I have thought about this after the meeting and wish I had asked the question if there is still some backstop mentality in the bond market – the government will not let these banks fail. That thought relates back to an earlier point in the session where criticism was raised of the protection of bond holders at the expense of stock holders in the financial crisis.
Perhaps the term GSE (government sponsored enterprises) should be changed to GOEs (“owned” substituted for “sponsored”), but that was not mentioned in the meeting. Treasury officials gave the impression that, although this is the next big financial reform effort, studies are needed to start defining the end game. This gets us back to the Office of Financial Research. I got the impression that the process to be started might be termed “search and discovery”.

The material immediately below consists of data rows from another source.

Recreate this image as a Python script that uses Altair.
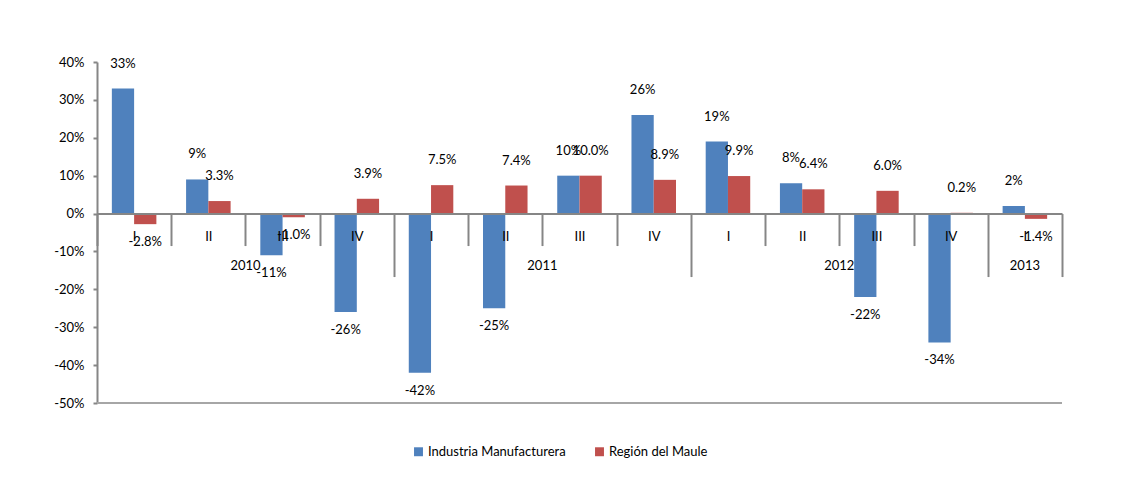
import altair as alt
import pandas as pd

quarters = ["I", "II", "III", "IV", "I", "II", "III", "IV", "I", "II", "III", "IV", "I"]
years = ["2010"] * 4 + ["2011"] * 4 + ["2012"] * 4 + ["2013"]
industria = [0.33, 0.09, -0.11, -0.26, -0.42, -0.25, 0.10, 0.26, 0.19, 0.08, -0.22, -0.34, 0.02]
maule = [-0.028, 0.033, -0.010, 0.039, 0.075, 0.074, 0.100, 0.089, 0.099, 0.064, 0.060, 0.002, -0.014]
series_names = ["Industria Manufacturera", "Región del Maule"]
series_colors = ["#4F81BD", "#C0504D"]
label_decimals = [0, 1]
y_ticks = [0.4, 0.3, 0.2, 0.1, 0.0, -0.1, -0.2, -0.3, -0.4, -0.5]
y_domain = [-0.5, 0.4]

cats = [f"{y} {q}" for y, q in zip(years, quarters)]

rows = []
for name, vals, dec in zip(series_names, [industria, maule], label_decimals):
    for c, v in zip(cats, vals):
        rows.append({"cat": c, "series": name, "value": v,
                     "label": f"{v * 100:.{dec}f}%"})
df = pd.DataFrame(rows)

# year label anchors
year_rows_even, year_rows_odd = [], []
for yr in dict.fromkeys(years):
    yc = [c for c, y in zip(cats, years) if y == yr]
    n = len(yc)
    if n % 2 == 0:
        year_rows_even.append({"year": yr, "cat": yc[n // 2]})
    else:
        year_rows_odd.append({"year": yr, "cat": yc[n // 2]})
df_ye = pd.DataFrame(year_rows_even)
df_yo = pd.DataFrame(year_rows_odd)

W, H = 965, 341
GRAY = "#868686"
FONT = "Lato"
zero_offset = -H * (0 - y_domain[0]) / (y_domain[1] - y_domain[0])

year_end_test = " || ".join(
    [f"datum.value == '{[c for c, y in zip(cats, years) if y == yr][-1]}'" for yr in dict.fromkeys(years)]
)
TICK_Q, TICK_Y = 32, 63
LABEL_PAD = -15

x_axis = alt.Axis(
    orient="bottom", offset=zero_offset, title=None, tickBand="extent", zindex=1,
    labelExpr="split(datum.value, ' ')[1]", labelAngle=0,
    labelPadding={"condition": {"test": year_end_test, "value": LABEL_PAD - (TICK_Y - TICK_Q)},
                  "value": LABEL_PAD},
    labelFontSize=13, labelColor="#000000", labelFont=FONT,
    tickColor=GRAY, tickWidth=2,
    tickSize={"condition": {"test": year_end_test, "value": TICK_Y}, "value": TICK_Q},
    domainColor=GRAY, domainWidth=2,
)
x_scale = alt.Scale(paddingInner=0, paddingOuter=0)
x_enc = alt.X("cat:N", sort=cats, scale=x_scale, axis=x_axis)

y_axis = alt.Axis(
    values=y_ticks, labelExpr="round(datum.value * 100) + '%'", title=None,
    grid=False, tickSize=4, tickColor=GRAY, tickWidth=2, domainColor=GRAY, domainWidth=2,
    labelPadding=9, labelFontSize=13, labelColor="#000000", labelFont=FONT,
)
y_scale = alt.Scale(domain=y_domain, nice=False, zero=False)
y_enc = alt.Y("value:Q", scale=y_scale, axis=y_axis)

xoff = alt.XOffset("series:N", sort=series_names,
                   scale=alt.Scale(paddingInner=0, paddingOuter=0.667))

color = alt.Color(
    "series:N",
    scale=alt.Scale(domain=series_names, range=series_colors),
    legend=alt.Legend(
        title=None, orient="none", legendX=315, legendY=383, direction="horizontal",
        symbolType="square", symbolSize=80, symbolStrokeWidth=0,
        labelFontSize=13, labelFont=FONT, labelColor="#000000",
        columnPadding=27, labelOffset=3,
    ),
)

base = alt.Chart(df)

bars = base.mark_bar().encode(x=x_enc, xOffset=xoff, y=y_enc, color=color)

floor = base.mark_rule(color="#A6A6A6", strokeWidth=2).encode(
    y=alt.YDatum(y_domain[0], scale=y_scale, axis=y_axis)
)

pos_labels = base.transform_filter("datum.value >= 0").mark_text(
    baseline="middle", dy=-25, fontSize=13, font=FONT, color="#000000"
).encode(x=x_enc, xOffset=xoff, y=y_enc, text="label:N")

neg_labels = base.transform_filter("datum.value < 0").mark_text(
    baseline="middle", dy=18, fontSize=13, font=FONT, color="#000000"
).encode(x=x_enc, xOffset=xoff, y=y_enc, text="label:N")

year_even = alt.Chart(df_ye).mark_text(
    baseline="middle", dy=52, fontSize=13, font=FONT, color="#000000"
).encode(
    x=alt.X("cat:N", sort=cats, scale=x_scale, bandPosition=0, axis=x_axis),
    y=alt.YDatum(0, scale=y_scale, axis=y_axis),
    text="year:N",
)
year_odd = alt.Chart(df_yo).mark_text(
    baseline="middle", dy=52, fontSize=13, font=FONT, color="#000000"
).encode(
    x=alt.X("cat:N", sort=cats, scale=x_scale, bandPosition=0.5, axis=x_axis),
    y=alt.YDatum(0, scale=y_scale, axis=y_axis),
    text="year:N",
)

chart = alt.layer(bars, floor, pos_labels, neg_labels, year_even, year_odd).properties(
    width=W, height=H,
    autosize=alt.AutoSizeParams(type="none"),
    padding={"left": 89, "top": 54, "right": 58, "bottom": 70},
).configure(font=FONT).configure_view(stroke=None)

chart.save("out.html", embed_options={"renderer": "svg", "actions": False})
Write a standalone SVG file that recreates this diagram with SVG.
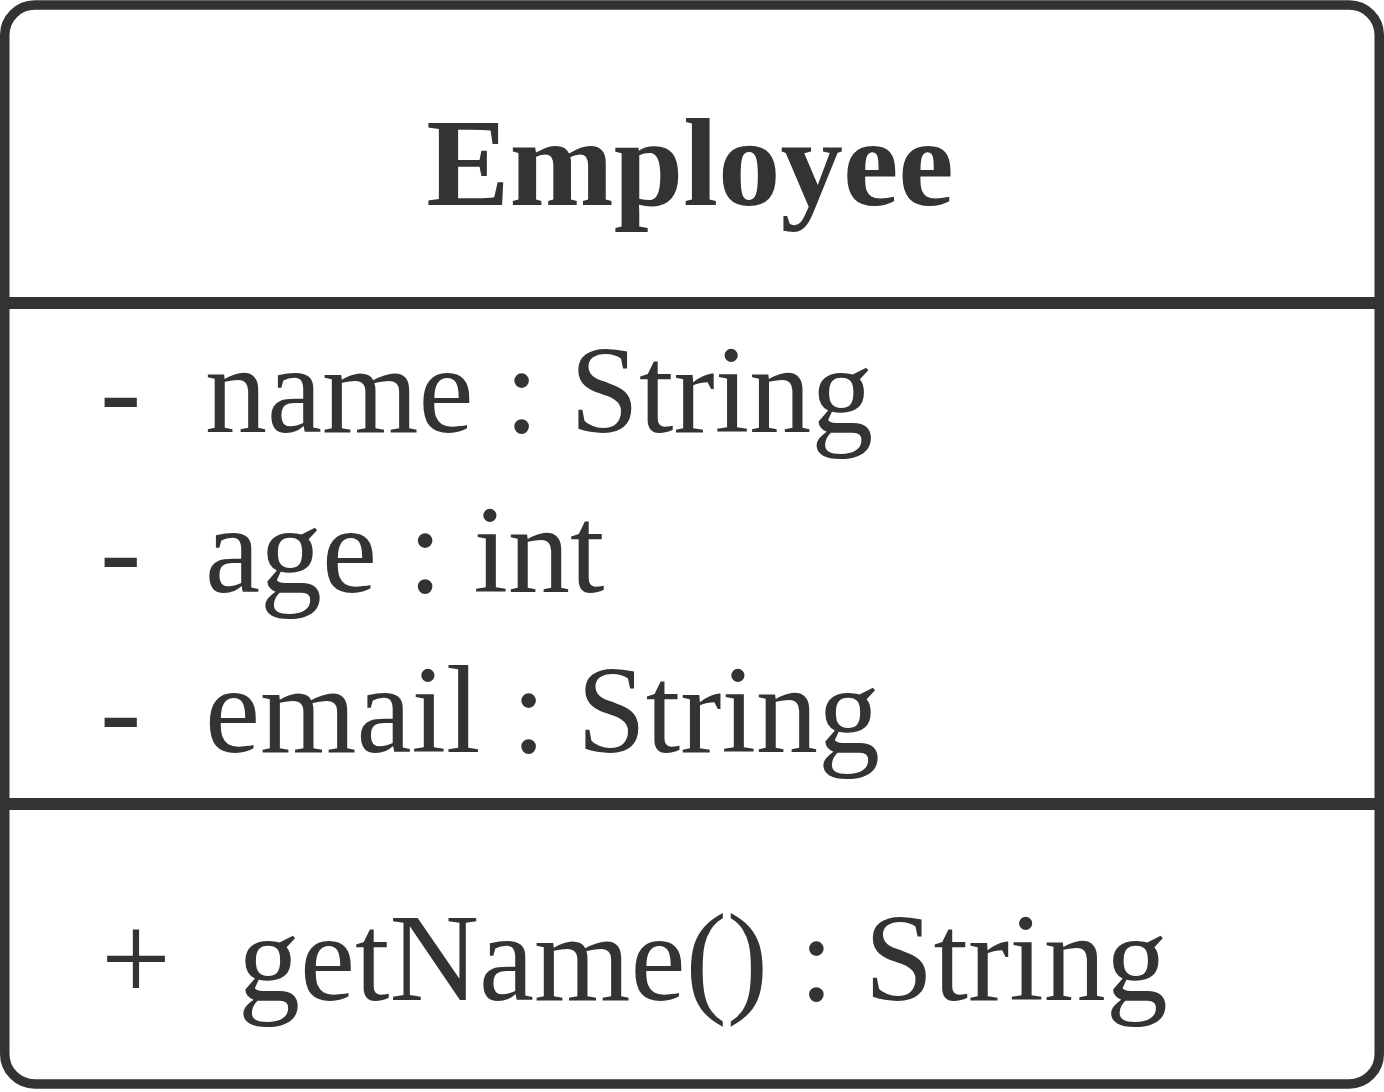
<svg xmlns="http://www.w3.org/2000/svg" width="1384" height="1092" viewBox="0 0 1384 1092">
<style>
.frame{fill:#ffffff;stroke:#333333;stroke-width:9.5}
.div{stroke:#333333;stroke-width:12}
.t{font-family:"Liberation Serif","Times New Roman",serif;fill:#333333;font-size:124px}
.title{font-weight:bold;font-size:125px}
</style>
<rect width="1384" height="1092" fill="#ffffff"/>
<g id="class-employee">
<rect class="frame" x="4.75" y="5" width="1374.5" height="1079" rx="30" ry="30"/>
<line class="div" x1="4" y1="303" x2="1380" y2="303"/>
<line class="div" x1="4" y1="804" x2="1380" y2="804"/>
<text class="t title" x="690" y="205" text-anchor="middle">Employee</text>
<text class="t" x="100" y="432">-</text>
<text class="t" x="205" y="432">name : String</text>
<text class="t" x="100" y="592">-</text>
<text class="t" x="205" y="592">age : int</text>
<text class="t" x="100" y="752">-</text>
<text class="t" x="205" y="752">email : String</text>
<text class="t" x="101" y="1000">+</text>
<text class="t" x="238" y="1000">getName() : String</text>
</g>
<g id="connectors"/>
</svg>
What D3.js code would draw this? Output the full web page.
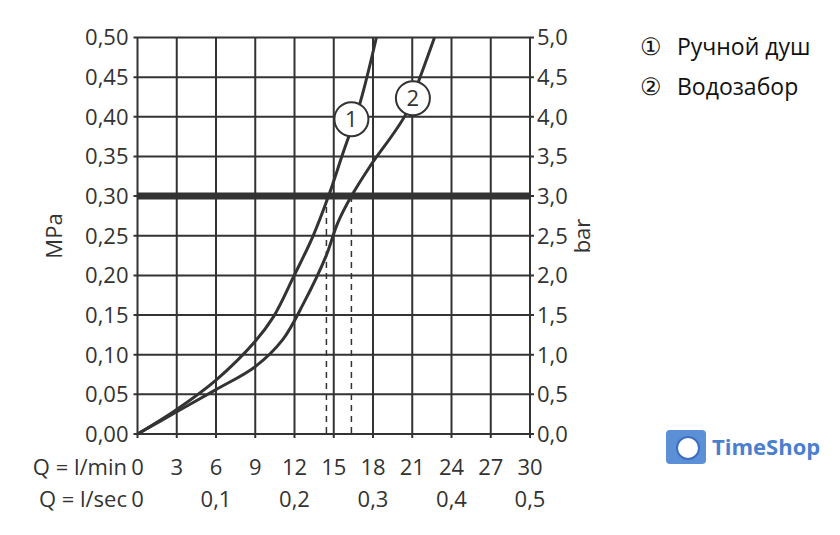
<!DOCTYPE html>
<html><head><meta charset="utf-8">
<script src="https://d3js.org/d3.v7.min.js"></script>
<style>body{margin:0;background:#fff}text{font-family:"Open Sans",sans-serif;fill:#333}</style>
</head><body>
<script>
var w = 840, h = 535;
// data
var lminTicks = [0,3,6,9,12,15,18,21,24,27,30];
var lsecTicks = [0,0.1,0.2,0.3,0.4,0.5];
var mpaTicks = [0,0.05,0.1,0.15,0.2,0.25,0.3,0.35,0.4,0.45,0.5];
var curve1 = [[0,0],[3,0.031],[6,0.068],[9,0.117],[10.4,0.148],[11.95,0.199],[13.4,0.249],[14.6,0.30],[15.7,0.354],[17,0.417],[18.26,0.50]];
var curve2 = [[0,0],[3,0.028],[6,0.056],[9,0.085],[11.1,0.119],[12.7,0.165],[14.4,0.224],[15.3,0.266],[16.35,0.30],[17.75,0.337],[20.5,0.403],[21.6,0.45],[22.7,0.50]];
var markers = [{n:"1",x:16.35,y:0.397},{n:"2",x:21.05,y:0.4235}];
var dashes = [14.44,16.35];
var legendNum = ["①","②"];
var legend = ["Ручной душ","Водозабор"];

var svg = d3.select("body").append("svg").attr("width",w).attr("height",h);
var x = d3.scaleLinear().domain([0,30]).range([137.5,530]);
var y = d3.scaleLinear().domain([0,0.5]).range([434,37.5]);
var col = "#333";

// grid
svg.selectAll(".gx").data(lminTicks).enter().append("line")
  .attr("x1",d=>x(d)).attr("x2",d=>x(d)).attr("y1",y(0.5)).attr("y2",y(0)+4)
  .attr("stroke",col).attr("stroke-width",2);
svg.selectAll(".gy").data(mpaTicks).enter().append("line")
  .attr("x1",x(0)-4).attr("x2",x(30)+4).attr("y1",d=>y(d)).attr("y2",d=>y(d))
  .attr("stroke",col).attr("stroke-width",2);
// thick 0.3 line
svg.append("line").attr("x1",x(0)).attr("x2",x(30)).attr("y1",y(0.3)).attr("y2",y(0.3))
  .attr("stroke",col).attr("stroke-width",7);
// dashes
svg.selectAll(".dash").data(dashes).enter().append("line")
  .attr("x1",d=>x(d)).attr("x2",d=>x(d)).attr("y1",y(0.3)).attr("y2",y(0))
  .attr("stroke",col).attr("stroke-width",1.5).attr("stroke-dasharray","6,5");

var line = d3.line().x(d=>x(d[0])).y(d=>y(d[1])).curve(d3.curveCatmullRom);
[curve1,curve2].forEach(function(c){
  svg.append("path").attr("d",line(c)).attr("fill","none").attr("stroke",col).attr("stroke-width",3);
});
var mk = svg.selectAll(".mk").data(markers).enter().append("g")
  .attr("transform",d=>"translate("+x(d.x)+","+y(d.y)+")");
mk.append("circle").attr("r",17).attr("fill","#fff").attr("stroke",col).attr("stroke-width",2);
mk.append("text").attr("text-anchor","middle").attr("dy","0.36em").attr("font-size",22).text(d=>d.n);

var fmt = d3.format(".2f"), fmt1 = d3.format(".1f");
svg.selectAll(".ly").data(mpaTicks).enter().append("text")
  .attr("x",x(0)-9).attr("y",d=>y(d)).attr("dy","0.36em").attr("text-anchor","end")
  .attr("font-size",22).text(d=>fmt(d).replace(".",","));
svg.selectAll(".ry").data(mpaTicks).enter().append("text")
  .attr("x",x(30)+7).attr("y",d=>y(d)).attr("dy","0.36em")
  .attr("font-size",22).text(d=>fmt1(d*10).replace(".",","));
svg.selectAll(".bx").data(lminTicks).enter().append("text")
  .attr("x",d=>x(d)).attr("y",475).attr("text-anchor","middle")
  .attr("font-size",22).text(d=>d);
svg.selectAll(".bs").data(lsecTicks).enter().append("text")
  .attr("x",d=>x(d*60)).attr("y",507).attr("text-anchor","middle")
  .attr("font-size",22).text(d=>String(d).replace(".",","));
svg.append("text").attr("x",127).attr("y",475).attr("text-anchor","end").attr("font-size",22).text("Q = l/min");
svg.append("text").attr("x",127).attr("y",507).attr("text-anchor","end").attr("font-size",22).text("Q = l/sec");
svg.append("text").attr("transform","translate(62,236) rotate(-90)").attr("text-anchor","middle").attr("font-size",22).text("MPa");
svg.append("text").attr("transform","translate(605,236) rotate(90)").attr("text-anchor","middle").attr("font-size",22).text("bar")
  .attr("transform","translate(590,236) rotate(-90)");

svg.selectAll(".ln").data(legendNum).enter().append("text")
  .attr("x",640).attr("y",(d,i)=>55+i*40).attr("font-size",24).style("fill","#111").text(d=>d);
svg.selectAll(".lg").data(legend).enter().append("text")
  .attr("x",677).attr("y",(d,i)=>55+i*40).attr("font-size",23).style("fill","#111").text(d=>d);

// watermark
var lg = svg.append("g").attr("transform","translate(666,422)");
lg.append("rect").attr("x",0).attr("y",8).attr("width",40).attr("height",34).attr("rx",4).attr("fill","#5b8fd6");
lg.append("circle").attr("cx",22).attr("cy",26).attr("r",11).attr("fill","#fff").attr("stroke","#3c6fc0").attr("stroke-width",2);
lg.append("text").attr("x",46).attr("y",33).attr("font-size",22).attr("font-weight","bold").style("fill","#4a7fd0").text("TimeShop");
</script>
</body></html>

Other factors related to this “end game” for Fannie and Freddie include how much government footprint should remain in the mortgage market, how will external factors (such as the new Basil agreements) effect resolution, and how will regulation of banking and non-banking mortgage markets, as well as consumer protection, be coordinated.
I was too busy enjoying the discussions to take better notes. I hope that other attendees will cover many aspects of the discussion that I missed and clarify things that I may have reported improperly or incompletely. This was a very worthwhile experience for me. I went to the meeting not really knowing what to expect. The quality and openness of the discussion was far beyond anything that I had imagined going in.